I think you would just have to get it started again. I have read that if you hook a garden hose up to it the sand will stay suspended for several minutes. Just thought it would be easier to make if all I needed was a bulkhead on the top and bottom.


----------



## BillD (May 17, 2005)

to me the best designs are conical which means the water flow dissipates as you get away from the inlet so the sand does not follow the water out the outlet. So lets say if you started with a 2 " pipe went to 3' and then 6", the sand would tumble bacK to the base once it got up high enough that the water flow could no longer carry it. I have seen them done with a single piece of straight pipe with a reducer where the inlet is.


----------



## boognishmofo (Oct 2, 2011)

Conical sounds easy enough. I found a couple rough pics googling fluidized bed omitting the word filter.















I understand now the reason one of the designs the output was a little offset from the input. If it is tall enough and the flow is just enough to get it bubbling a little dont you not have to worry too much about the sand blowing out the top. [/img]


----------



## BillD (May 17, 2005)

The diagram demonstrates why the conical design is ideal. The sand grains need to be separated at all times for it to work optimally. the size of the sand grains will also affect the necessary flow rate.


----------



## moto_master (Jun 23, 2006)

I tried this a few years ago. It "worked" but I wasn't satisfied with the design. I retired it to sit in the garage a while back, but now I'm looking to build a new one. If you're still wanting to do it, here are pictures of my design, and what was wrong with it.
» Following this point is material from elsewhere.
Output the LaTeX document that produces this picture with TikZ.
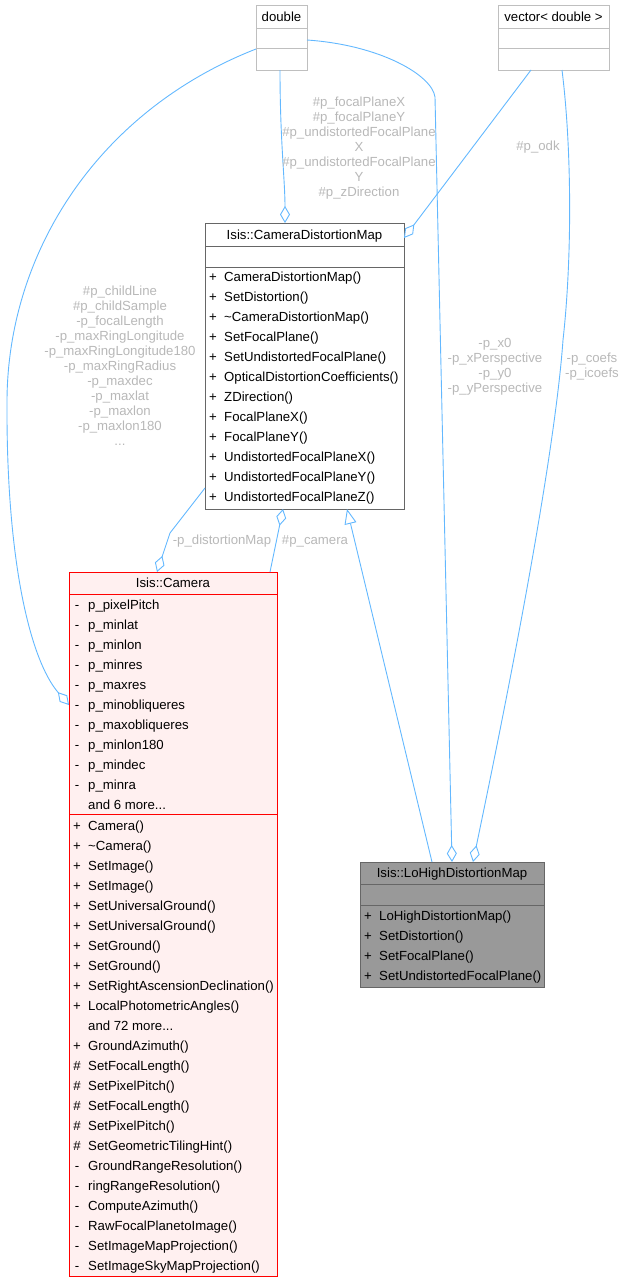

This is the whole FBF. It came from a pump in my sump, through the FBF, and up to the tank. I included a ball shut off valve, but after using it I realized that I needed a one way check valve. Every time I turned the power off I had to reach to the back of my sump (which there wasn't very much room) and turn the valve off before turning the power off. If I had a power outage, all the water in the pipes that was above the water level in the sump would drain back into the sump, carrying the sand down with it. The sand would either get clogged in the small pipe, or it would make it all the way to my pump and clog the impeller.










Here is my "cone". A series of reducers to take the pipe from 3/4 inch to 4 inch. This was not nearly enough space for a gradual conical expansion. It did not hold much sand before it was up in the 4" pipe. The pump that I had was too strong, and it would blow all the sand out the return line. So I had to restrict the flow, which still blew out the smaller particles of sand, but left me with the larger sand. Even though the 4" pipe is about 14" long, the flow of water caries the sand all the way up it. This is why a conical design is crucial.










For the top I used a 4" screw top cap, and drilled a hole just big enough for the 3/4" pipe to fit through snugly. I PVC glued the pipe into the lid. This actually worked, until with moving it to much it started to separate and leak. I also had problems with water leaking from the threads of the cap. I used that sealing tape on it and tightened it down with a wrench, which was hard because it's difficult to hold a smooth round pipe from turning while you screw the cap on. The pipe glued into to cap started leaking because I was having to take the cap off every time I had an accident with the power shutting off. The sand would flow down into the tubes, and my pump was not strong enough to push it out.

I'm planning on building another FBF, but I'm scrapping the PVC idea. You just can't get enough conical expansion. And an absolute must is a one way check valve.


----------